Yes, I think that’s true. And so in the 1920s there was a tremendous riot of building and real estate speculation. The cinemas arrive and begin to occupy prime space. You get competition between cinemas and theaters; the theaters are then pushed onto the side streets, and the movie houses, which are super-electrified, get the best spaces on Broadway.
One of the interesting themes in the book is the role women played in shaping Times Square. Tell us about how their roles changed over time.
Historically in the West (as well as in China and Japan) the theater was a gathering place for women. In the nineteenth century there were much more rigid sexual bounds than there are now and not that many places where women could go on their own in public. Times Square immediately became one of the places where they could go. Many of the buildings were boardinghouses for young women who came here—whether from the end of the world or the wilds of Queens or Brooklyn—hoping to make it in the Big City. There was probably a larger concentration of women there than anyplace else in New York.
Eventually Times Square became a hostile place to women. What happened?
During the 1930s, three of the big theatres became burlesque houses and the street became masculinized. By the end of the decade 42nd Street in particular, the Deuce—the block between Broadway and Eighth Avenue—became a place where women were scared to go. It wasn’t only hostile to women but also hostile to a particular kind of homosexual, called “fairies,” and the form of homosexuality that took over the Deuce was rough trade, which pushed the fairies out.
Times Square becomes even more hostile to women in the 60s and 70s. What prompts that?
After the war all the theatres become cheap cinemas, showing westerns, combat films, basically all male cinema. So it’s cheap movies, which is good news, but the bad news is they’re not places where boys and girls would go on a date together. They’re places where somebody would take the subway with the guys and watch a triple-feature of World War II movies, plus war newsreels. And it’s fascinating and depressing how this place that was very open to women becomes very exclusive and pushes them away. In the ’70s this becomes particularly gross, as the movies become pornographic and scary.

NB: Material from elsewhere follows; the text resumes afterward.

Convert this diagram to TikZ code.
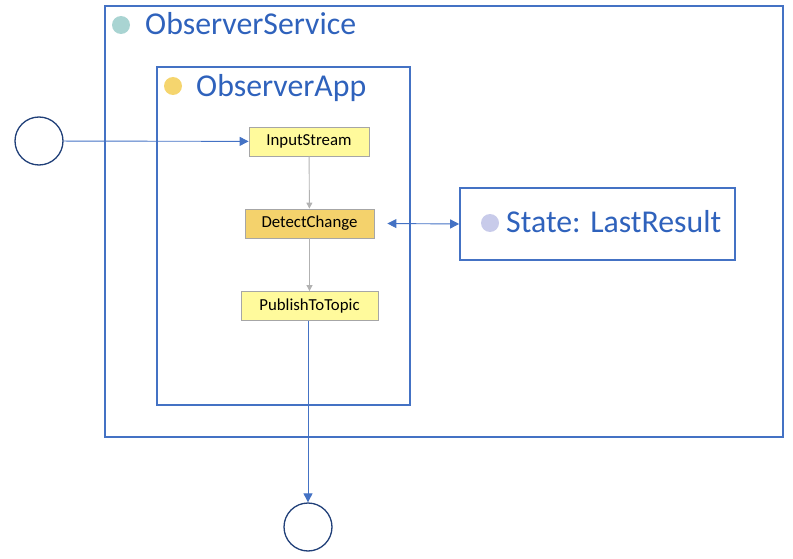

The revival of Times Square was in a sense about reintroducing women into the area and creating a place where they could feel safe again.
The irony of the metamorphosis of the square is that women are the most heated and angry opponents of the place and want to blow it away. I argue that women play a particularly important role: first, as a pressure group conducting these marches—very articulate women saying we have to tear all this down—and then later as smart and effective bureaucrats, all of them women, playing leading roles in pulling all the plans together and getting the new stuff built.
You’re kinder in the book to the current Times Square than I expected you to be. Why?
The good things about Times Square now are what were always good about it. Because of computer technology the light is now more exciting than it was when I was young. The signs are better. If you stand with somebody and see what happens to their face at night, they become all the colors of the rainbow. That’s exciting. What’s most upsetting to me is that rents are so high and that extremely limits the type of retail that’s going to be there. Ironically people complain about the “Disneyfication of Times Square,” but the rents are so high now that even Disney couldn’t stay in business. The company used to occupy a whole corner of 42nd and Broadway, but now it has just a small space next to the New Amsterdam Theatre.
Don’t you think that the scale of the newer buildings is a bit insane?
Yes. But the horrible buildings of the 1990s are much less horrible than the horrible buildings of the 1960s and the ’70s. Think of 1 Astor Plaza, which knocked out the Astor Hotel, or the Marriott Marquis, which erased the Helen Hayes Theater. Those buildings are really blots on the square. Compared with those monstrosities, the newer buildings—which are just blah—aren’t so bad. Buildings don’t have to be great architecture to be good urbanism.
Do you think the current Times Square is an example of good urbanism?
It’s better than I would have thought. It doesn’t repel people as much as I feared. They keep coming, and not only do they keep coming, but they’re much more diverse than ever. In the 1970s, when Americans hated New York more actively than they do now, foreigners were always delighted to visit Times Square. Now some people say that the square in Tokyo is like Times Square only better, and I hope to check it out sometime. But one thing that’s not better in Tokyo is the crowds, which from all the pictures I’ve seen are 99 percent Japanese. One of Times Square’s great features has always been the human mix.
You’re a real optimist about the square. Why?
Because you go there and the light is spectacular and the people are fascinating to look at. We also need to realize that one of the special things about America is that it can make commerce sublime. That doesn’t mean that we should give these corporate creeps everything they want, but it does mean we should appreciate commercial culture as one of our main contributions to the world. And some of the things people say about Times Square to diss it are so silly. They say, “It’s so commercial.” I mean, wasn’t it always? How else could it be? What country do they live in? What world?